Start of COLLECTED MATERIAL
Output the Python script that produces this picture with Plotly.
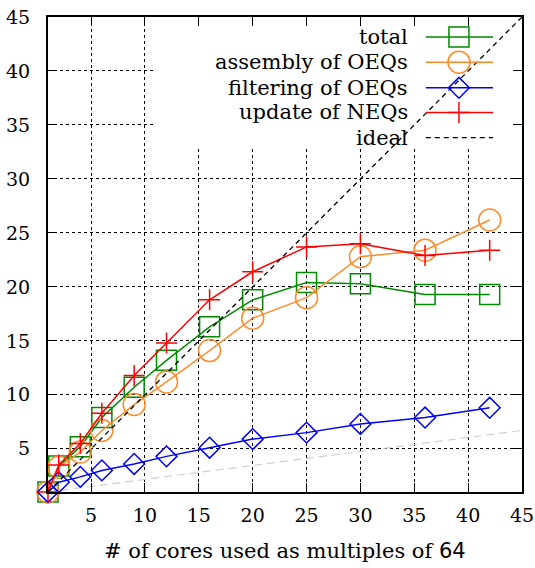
import plotly.graph_objects as go

# ---- data ----
cores = [1, 2, 4, 6, 9, 12, 16, 20, 25, 30, 36, 42]
total = [1, 3.4, 5.2, 7.9, 10.7, 13.2, 16.3, 18.8, 20.4, 20.3, 19.3, 19.3]
assembly = [1, 3.3, 4.7, 6.7, 9.1, 11.2, 14.1, 17.1, 19.0, 22.8, 23.4, 26.2]
filtering = [1, 1.9, 2.4, 3.0, 3.6, 4.3, 5.1, 5.9, 6.5, 7.3, 7.9, 8.8]
update = [1, 3.5, 5.5, 8.3, 11.8, 14.8, 18.8, 21.4, 23.7, 24.0, 22.9, 23.4]
ideal_x = [1, 45]
ideal_y = [1, 45]
ref_x = [1, 45]
ref_y = [1, 6.7]
tick_vals = [5, 10, 15, 20, 25, 30, 35, 40, 45]
legend_names = ["total", "assembly of OEQs", "filtering of OEQs", "update of NEQs", "ideal"]

FONT = "DejaVu Serif"
GREEN, ORANGE, BLUE, RED = "#008a00", "#ff8a2a", "#0000ff", "#ff0000"

styles = [
    dict(color=GREEN, symbol="square-open", size=20),
    dict(color=ORANGE, symbol="circle-open", size=22),
    dict(color=BLUE, symbol="diamond-open", size=16),
    dict(color=RED, symbol="cross-thin-open", size=15),
]
series = [total, assembly, filtering, update]

fig = go.Figure()

# light gray reference line
fig.add_trace(go.Scatter(x=ref_x, y=ref_y, mode="lines",
                         line=dict(color="#d0d0d0", width=1.2, dash="8px,5px"),
                         showlegend=False, hoverinfo="skip"))

for ys, st in zip(series, styles):
    fig.add_trace(go.Scatter(
        x=cores, y=ys, mode="lines+markers",
        line=dict(color=st["color"], width=1.5),
        marker=dict(symbol=st["symbol"], size=st["size"], color=st["color"],
                    line=dict(color=st["color"], width=1.5)),
        cliponaxis=False, showlegend=False))

fig.add_trace(go.Scatter(x=ideal_x, y=ideal_y, mode="lines",
                         line=dict(color="black", width=1.3, dash="5px,4px"),
                         showlegend=False))

# ---- custom key (text right-aligned, sample on the right), placed in the plot frame ----
def fx(f):
    return 1 + 44 * f

rows_f = [0.958, 0.905, 0.851, 0.799, 0.746]
lx0, lx1, lxm, ltext = 0.797, 0.939, 0.867, 0.764
for i, st in enumerate(styles):
    fig.add_trace(go.Scatter(x=[fx(lx0), fx(lx1)], y=[fx(rows_f[i])] * 2,
                             mode="lines", line=dict(color=st["color"], width=1.5),
                             showlegend=False, hoverinfo="skip"))
    fig.add_trace(go.Scatter(x=[fx(lxm)], y=[fx(rows_f[i])], mode="markers",
                             marker=dict(symbol=st["symbol"], size=st["size"], color=st["color"],
                                         line=dict(color=st["color"], width=1.5)),
                             showlegend=False, hoverinfo="skip"))
fig.add_trace(go.Scatter(x=[fx(lx0), fx(lx1)], y=[fx(rows_f[4])] * 2,
                         mode="lines", line=dict(color="black", width=1.3, dash="5px,4px"),
                         showlegend=False, hoverinfo="skip"))

annotations = []
for name, yy in zip(legend_names, rows_f):
    annotations.append(dict(x=ltext, y=yy, xref="paper", yref="paper", text=name,
                            showarrow=False, xanchor="right", yanchor="middle",
                            font=dict(family=FONT, size=21, color="black")))
annotations.append(dict(x=0.5, y=-0.124, xref="paper", yref="paper",
                        text="# of cores used as multiples of <span style=\"font-family:'DejaVu Sans'\">64</span>",
                        showarrow=False, xanchor="center", yanchor="middle",
                        font=dict(family=FONT, size=21, color="black")))

# opaque key box: above the grid, below the data
shapes = [dict(type="rect", xref="x", yref="y", x0=10.9, x1=45, y0=32.85, y1=45,
               fillcolor="white", line=dict(width=0), layer="between")]

axis_common = dict(
    showline=True, linecolor="black", linewidth=2, mirror="allticks",
    ticks="inside", ticklen=9, tickwidth=1, tickcolor="black",
    showgrid=True, gridcolor="black", gridwidth=1, griddash="dot",
    zeroline=False, tickvals=tick_vals, automargin=False,
    tickfont=dict(family=FONT, size=19, color="black"),
)

fig.update_layout(
    width=535, height=568,
    margin=dict(l=48, r=13, t=17, b=76),
    paper_bgcolor="white", plot_bgcolor="white",
    xaxis=dict(range=[1, 45], ticklabelstandoff=5, **axis_common),
    yaxis=dict(range=[1, 45], ticklabelstandoff=12, **axis_common),
    annotations=annotations,
    shapes=shapes,
    showlegend=False,
)

fig.write_html("out.html")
End of COLLECTED MATERIAL
[THE PROBLEM] All of the data above should be quoted exactly, except for the pictures.

[FULL RESPONSE]
Output the Python script that produces this picture with Plotly.
import plotly.graph_objects as go

# ---- data ----
cores = [1, 2, 4, 6, 9, 12, 16, 20, 25, 30, 36, 42]
total = [1, 3.4, 5.2, 7.9, 10.7, 13.2, 16.3, 18.8, 20.4, 20.3, 19.3, 19.3]
assembly = [1, 3.3, 4.7, 6.7, 9.1, 11.2, 14.1, 17.1, 19.0, 22.8, 23.4, 26.2]
filtering = [1, 1.9, 2.4, 3.0, 3.6, 4.3, 5.1, 5.9, 6.5, 7.3, 7.9, 8.8]
update = [1, 3.5, 5.5, 8.3, 11.8, 14.8, 18.8, 21.4, 23.7, 24.0, 22.9, 23.4]
ideal_x = [1, 45]
ideal_y = [1, 45]
ref_x = [1, 45]
ref_y = [1, 6.7]
tick_vals = [5, 10, 15, 20, 25, 30, 35, 40, 45]
legend_names = ["total", "assembly of OEQs", "filtering of OEQs", "update of NEQs", "ideal"]

FONT = "DejaVu Serif"
GREEN, ORANGE, BLUE, RED = "#008a00", "#ff8a2a", "#0000ff", "#ff0000"

styles = [
    dict(color=GREEN, symbol="square-open", size=20),
    dict(color=ORANGE, symbol="circle-open", size=22),
    dict(color=BLUE, symbol="diamond-open", size=16),
    dict(color=RED, symbol="cross-thin-open", size=15),
]
series = [total, assembly, filtering, update]

fig = go.Figure()

# light gray reference line
fig.add_trace(go.Scatter(x=ref_x, y=ref_y, mode="lines",
                         line=dict(color="#d0d0d0", width=1.2, dash="8px,5px"),
                         showlegend=False, hoverinfo="skip"))

for ys, st in zip(series, styles):
    fig.add_trace(go.Scatter(
        x=cores, y=ys, mode="lines+markers",
        line=dict(color=st["color"], width=1.5),
        marker=dict(symbol=st["symbol"], size=st["size"], color=st["color"],
                    line=dict(color=st["color"], width=1.5)),
        cliponaxis=False, showlegend=False))

fig.add_trace(go.Scatter(x=ideal_x, y=ideal_y, mode="lines",
                         line=dict(color="black", width=1.3, dash="5px,4px"),
                         showlegend=False))

# ---- custom key (text right-aligned, sample on the right), placed in the plot frame ----
def fx(f):
    return 1 + 44 * f

rows_f = [0.958, 0.905, 0.851, 0.799, 0.746]
lx0, lx1, lxm, ltext = 0.797, 0.939, 0.867, 0.764
for i, st in enumerate(styles):
    fig.add_trace(go.Scatter(x=[fx(lx0), fx(lx1)], y=[fx(rows_f[i])] * 2,
                             mode="lines", line=dict(color=st["color"], width=1.5),
                             showlegend=False, hoverinfo="skip"))
    fig.add_trace(go.Scatter(x=[fx(lxm)], y=[fx(rows_f[i])], mode="markers",
                             marker=dict(symbol=st["symbol"], size=st["size"], color=st["color"],
                                         line=dict(color=st["color"], width=1.5)),
                             showlegend=False, hoverinfo="skip"))
fig.add_trace(go.Scatter(x=[fx(lx0), fx(lx1)], y=[fx(rows_f[4])] * 2,
                         mode="lines", line=dict(color="black", width=1.3, dash="5px,4px"),
                         showlegend=False, hoverinfo="skip"))

annotations = []
for name, yy in zip(legend_names, rows_f):
    annotations.append(dict(x=ltext, y=yy, xref="paper", yref="paper", text=name,
                            showarrow=False, xanchor="right", yanchor="middle",
                            font=dict(family=FONT, size=21, color="black")))
annotations.append(dict(x=0.5, y=-0.124, xref="paper", yref="paper",
                        text="# of cores used as multiples of <span style=\"font-family:'DejaVu Sans'\">64</span>",
                        showarrow=False, xanchor="center", yanchor="middle",
                        font=dict(family=FONT, size=21, color="black")))

# opaque key box: above the grid, below the data
shapes = [dict(type="rect", xref="x", yref="y", x0=10.9, x1=45, y0=32.85, y1=45,
               fillcolor="white", line=dict(width=0), layer="between")]

axis_common = dict(
    showline=True, linecolor="black", linewidth=2, mirror="allticks",
    ticks="inside", ticklen=9, tickwidth=1, tickcolor="black",
    showgrid=True, gridcolor="black", gridwidth=1, griddash="dot",
    zeroline=False, tickvals=tick_vals, automargin=False,
    tickfont=dict(family=FONT, size=19, color="black"),
)

fig.update_layout(
    width=535, height=568,
    margin=dict(l=48, r=13, t=17, b=76),
    paper_bgcolor="white", plot_bgcolor="white",
    xaxis=dict(range=[1, 45], ticklabelstandoff=5, **axis_common),
    yaxis=dict(range=[1, 45], ticklabelstandoff=12, **axis_common),
    annotations=annotations,
    shapes=shapes,
    showlegend=False,
)

fig.write_html("out.html")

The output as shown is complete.